Escatrón es un municipio zaragozano al que se llega por carreteras de firme mejorable y con una anchura que obliga a santiguarse a quienes la transitan con asiduidad. El núcleo urbano se erige sobre la vega del río Ebro y las casas, viejas edificaciones que muchas solo ven abrir sus puertas en verano, apenas dan cobijo a medio millar de paisanos a lo largo de los fríos meses de invierno. La parte nueva se asienta en lo más alto y buena fe de ello dan las modernas edificaciones y las instalaciones públicas con las que cuenta la localidad, entre ellas, el colegio y su patio aporticado, el polideportivo, las piscinas o la futura residencia de ancianos en el terreno que hace años albergaba el centro de enseñanza de educación secundaria. Queda rodeado el pueblo por olivares, muchos olivares, entre los que también se cuela algún terreno yermo en una pequeña finca de un paraje conocido como El Gradón. Bajo un ribazo cerca de allí se ha levantado un complejo que llama la atención del más despistado y que ahora se cuela en las conversaciones de todos los escatroneros tras la reciente desarticulación de una secta destructiva de nombre Evol –love al revés– que encontraba cobijo en este emplazamiento.
Vaya por delante la profusa bienvenida a Escatrón para entender el recóndito y recoleto emplazamiento elegido por cuatro foráneos –«los hippies», como les conocen en el pueblo– que supuestamente simularon un centro de autoayuda bajo el que captar seguidores y financiación con un discurso apocalíptico vaticinado para 2027. Y hasta allí se ha desplazado EL PERIÓDICO DE ARAGÓN para acceder a las instalaciones, cuyo acceso quedó restringido la semana pasada con un rudimentario cartel para evitar la llegada de los medios de comunicación. Adentrarse allí es algo más sencillo al montar en la furgoneta de un vecino que reconoce haber tomado «un cafecico» allí varias veces.
Del interior de la casa salen dos mujeres relativamente jóvenes y visiblemente desaliñadas y dentro aguarda un niño pequeño y su abuela, que intenta apaciguar los ladridos de dos perros a los que acaba dirigiendo con ella. Las chicas guardan silencio, evitan la toma de fotografías y solo la más joven se atreve a interactuar con unas pocas palabras mientras esboza media sonrisa. «Creemos que acabará saliendo la verdad y se hará Justicia», se defiende. «Somos gente que quiere vivir tranquila en el campo», añade.
Han vuelto allí tras quedar en libertad provisional después de prestar declaración ante el Juzgado de Primera Instancia e Instrucción Único de Caspe. Pero en prisión continúa Igor, el cabecilla de la organización cuyo primer contacto con el pueblo se remonta a la realización de trabajos sociales como operario del ayuntamiento al ejecutar labores de barnizado y de jardinería. «Cuando terminó, me dijo si me gustaba el pacharán porque él hacía casero, al parecer tenía endrinas, pero la botella nunca me llegó», ríe el vecino que cuenta la anécdota.

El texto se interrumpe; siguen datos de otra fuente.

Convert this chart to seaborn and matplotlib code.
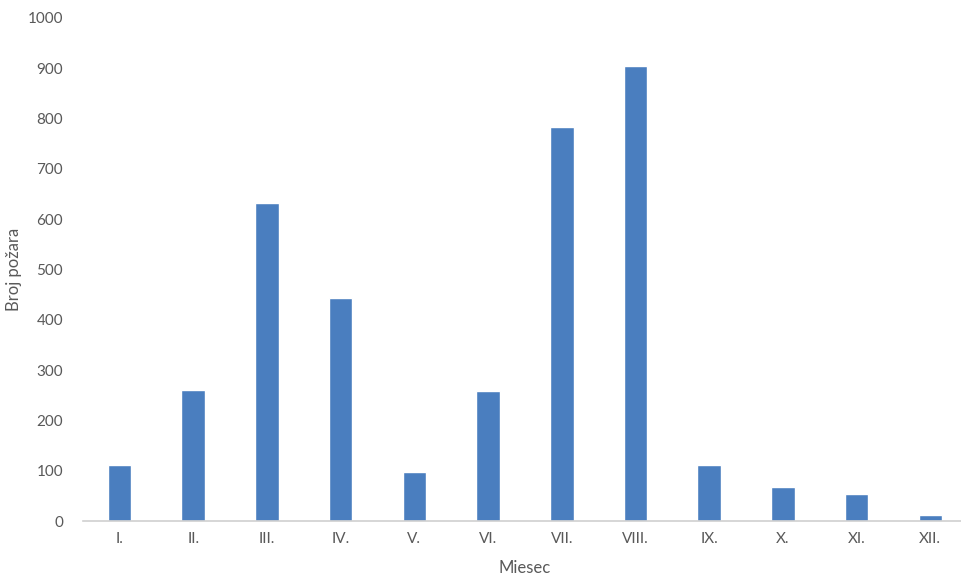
import matplotlib
matplotlib.use("Agg")
import matplotlib.pyplot as plt
import seaborn as sns
import pandas as pd

# monthly fire counts
months = ['I.', 'II.', 'III.', 'IV.', 'V.', 'VI.', 'VII.', 'VIII.', 'IX.', 'X.', 'XI.', 'XII.']
fires = [112, 261, 633, 444, 98, 259, 784, 904, 112, 68, 54, 11]

sns.set_theme(style='white')
plt.rcParams['font.family'] = ['Lato', 'DejaVu Sans']

df = pd.DataFrame({'Miesec': months, 'Broj požara': fires})

fig = plt.figure(figsize=(9.62, 5.78), dpi=100)
ax = fig.add_axes([0.0859, 0.0986, 0.9195, 0.8704])
sns.barplot(data=df, x='Miesec', y='Broj požara', color='#4a7ebf',
            width=0.32, saturation=1, ax=ax)

ax.set_ylim(0, 1000)
ax.set_xlim(-0.5, 11.5)
ax.set_yticks(range(0, 1001, 100))
for s in ['top', 'right', 'left']:
    ax.spines[s].set_visible(False)
ax.spines['bottom'].set_color('#d0d0d0')
ax.spines['bottom'].set_linewidth(1.2)
ax.tick_params(axis='both', length=0, labelsize=11, colors='#595959', pad=8)
ax.tick_params(axis='y', pad=14)
ax.set_xlabel('Miesec', fontsize=12, color='#595959', labelpad=10)
ax.set_ylabel('Broj požara', fontsize=12, color='#595959', labelpad=4)

fig.savefig('out.png', dpi=100)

Es difícil encontrar a algún escatronero que tuviera relación con ellos porque, coinciden, «no estaban integrados en el pueblo». «Por el bar ni se les veía», precisa un jubilado que, a bordo de su bicicleta, se dirige allí, al bar, a tomar un café. Sí era normal verles los viernes en el mercadillo, donde cargaban con fruta, verdura y demás viandas y en alguna ocasión se acercaban al parque con el niño, sin escolarizar hasta que el próximo curso se estrene con la Educación Primaria.
Solo dos mujeres que se cruzan en las inmediaciones del mercadillo parecen saber algo más sobre ellos al recordar cómo hace un tiempo la encargada de mantenimiento del polideportivo expulsó a Igor de allí por las visitas, a su juicio injustificadas, durante los entrenamientos de los equipos de fútbol sala. «Él (por Igor) hablaba más con los hombres que con las mujeres», afirma una de ellas. «Ella (por la abuela) nunca te miraba a la cara y te inspiraba un poco de desconfianza», añade la misma vecina.
El complejo, al que aluden como «el chiringuito de los hippies», cuenta con un amplio terreno que poco a poco fueron proveyendo sus moradores de vida animal, aunque tuvieron que ofrecer los gansos a una vecina ante el temor de que le picaran al niño. Pero a día de hoy solo cuentan con gallinas y pequeñas tortugas y han perdido a Igor a la espera de que el proceso avance en fase de instrucción. «Todo el mundo pensaba que era una especie de yoga», se resigna un vecino mientras empuja el mentón hacia delante. «Si hubiésemos sospechado cualquier cosa, lo habríamos puesto en conocimiento de la Guardia Civil», asevera otro. Sea como fuere, nadie conocía los presuntos tejemanejes de los cuatro foráneos en Escatrón, cuyo particular emplazamiento les sirvió de cobijo.